Every week the series explores how individuals behind key initiatives and innovations in the fashion sector are working to deliver environmental progress. Today's interviewees represent Reverse Resources and Scalable Garment Technologies (SGTi).
With figures claiming that almost six million tonnes of leftover textiles – equating to 18 million new garments – are wasted in South East Asia and China every year, it is plain to see why innovation is needed to combat textile waste. If we could remanufacture these textiles and reuse them, or ensure we only produce what we need when we need it, we may be able to significantly reduce the environmental impacts of clothing production and support the transition to a circular fashion system.
This instalment explores the work of Nin Castle from Reverse Resources along with Ian Brown and Dale Floer from Scalable Garment Technologies.
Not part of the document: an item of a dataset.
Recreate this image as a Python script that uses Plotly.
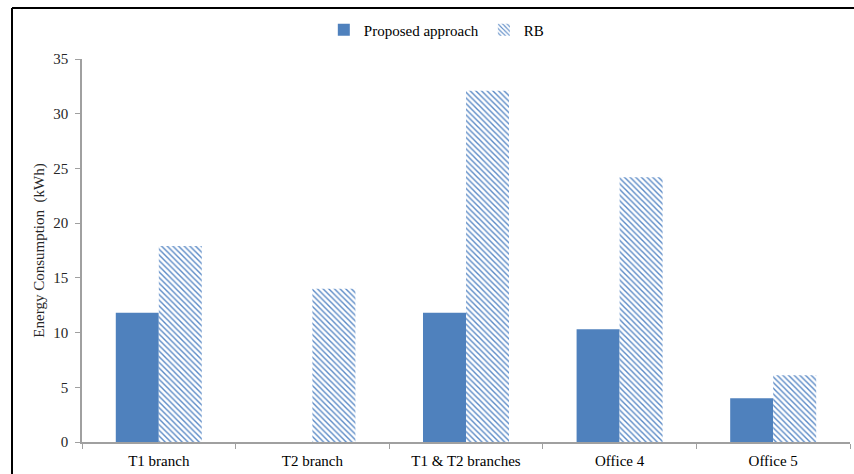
import plotly.graph_objects as go

categories = ["T1 branch", "T2 branch", "T1 & T2 branches", "Office 4", "Office 5"]
proposed = [11.8, 0, 11.8, 10.3, 4.0]
rb = [17.9, 14.0, 32.1, 24.2, 6.1]

BLUE = "#4F81BD"
FONT = "Liberation Serif, Times New Roman, serif"

fig = go.Figure()
fig.add_trace(go.Bar(
    x=categories, y=proposed, name="Proposed approach",
    marker=dict(color=BLUE, line=dict(width=0)),
))
fig.add_trace(go.Bar(
    x=categories, y=rb, name="RB",
    marker=dict(color="white", line=dict(width=0),
                pattern=dict(shape="\\", fgcolor="#5B8AC6", bgcolor="white",
                             size=4, solidity=0.35, fillmode="replace")),
))

L, R, T, B = 82, 4, 59, 32
W, H = 854, 474
pw, ph = W - L - R, H - T - B

def px_x(p):
    return (p - L) / pw

def px_y(p):
    return (H - B - p) / ph

fig.update_layout(
    width=W, height=H,
    margin=dict(l=L, r=R, t=T, b=B),
    paper_bgcolor="white", plot_bgcolor="white",
    barmode="group", bargap=0.44, bargroupgap=0,
    font=dict(family=FONT, size=15, color="#262626"),
    showlegend=True,
    legend=dict(orientation="h", x=0.462, xanchor="center", y=px_y(30), yanchor="middle",
                font=dict(family=FONT, size=15, color="#000000"),
                itemwidth=30, traceorder="normal"),
    xaxis=dict(showline=True, linecolor="#A0A0A0", linewidth=1.5,
               ticks="outside", tickson="boundaries", ticklen=5, tickcolor="#A0A0A0",
               tickfont=dict(family=FONT, size=15, color="#000000"),
               ticklabelstandoff=4,
               showgrid=False, zeroline=False),
    yaxis=dict(range=[0, 35], dtick=5, showline=True, linecolor="#A0A0A0", linewidth=1.5,
               ticks="outside", ticklen=5, tickcolor="#A0A0A0",
               tickfont=dict(family=FONT, size=15, color="#262626"),
               ticklabelstandoff=4,
               showgrid=False, zeroline=False,
               title=dict(text="Energy Consumption  (kWh)", standoff=5,
                          font=dict(family=FONT, size=15, color="#262626"))),
    shapes=[
        dict(type="line", xref="paper", yref="paper",
             x0=px_x(12), x1=px_x(870), y0=px_y(8), y1=px_y(8),
             line=dict(color="black", width=2)),
        dict(type="line", xref="paper", yref="paper",
             x0=px_x(12), x1=px_x(12), y0=px_y(8), y1=px_y(490),
             line=dict(color="black", width=2)),
    ],
)

fig.write_html("out.html",
               config={"displayModeBar": False},
               post_script="document.body.style.margin='0';document.body.style.overflow='hidden';")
All three interviewees discuss their respective solutions for facilitating the transformation of textile waste into usable, and perhaps most crucially, valuable resources.
To combat what Castle describes as the “huge amount of waste in the textile supply chain,” Reverse Resources is seeking to develop software (free-to-use at its base level) to enable the circular economy, i.e. the recycling and reuse of textiles on a much larger scale than currently achievable.
The nuanced situation surrounding the sales of leftover fabric is also highlighted by Castle, offering a fascinating insight into what enables the low-cost, high-volume fast fashion industry to perpetuate its growth.
Data. Perhaps the most valuable commodity at every stage of the supply chain, and the ways to harness it, also forms a key underlying theme of the episode.
Onto Brown and Floer from Scalable Garment Technologies. The duo who met when studying engineering both have experience across a variety of sectors and bring this with them into a fashion world they readily admit to have “stumbled into.” It is their expertise which enables SGTi, through the application of computerised digital simulations and a new, seamless knitting machine, to avoid the tradition waste associated with making garments.
Whether it is called computerised, bespoke or on-demand apparel, the world in which computer- and data-led design is commonplace would appear to be nearing. In this first episode of series two, these three individuals - who may well prove key to the implementation of such a system - offer up a vision of how this could be realised.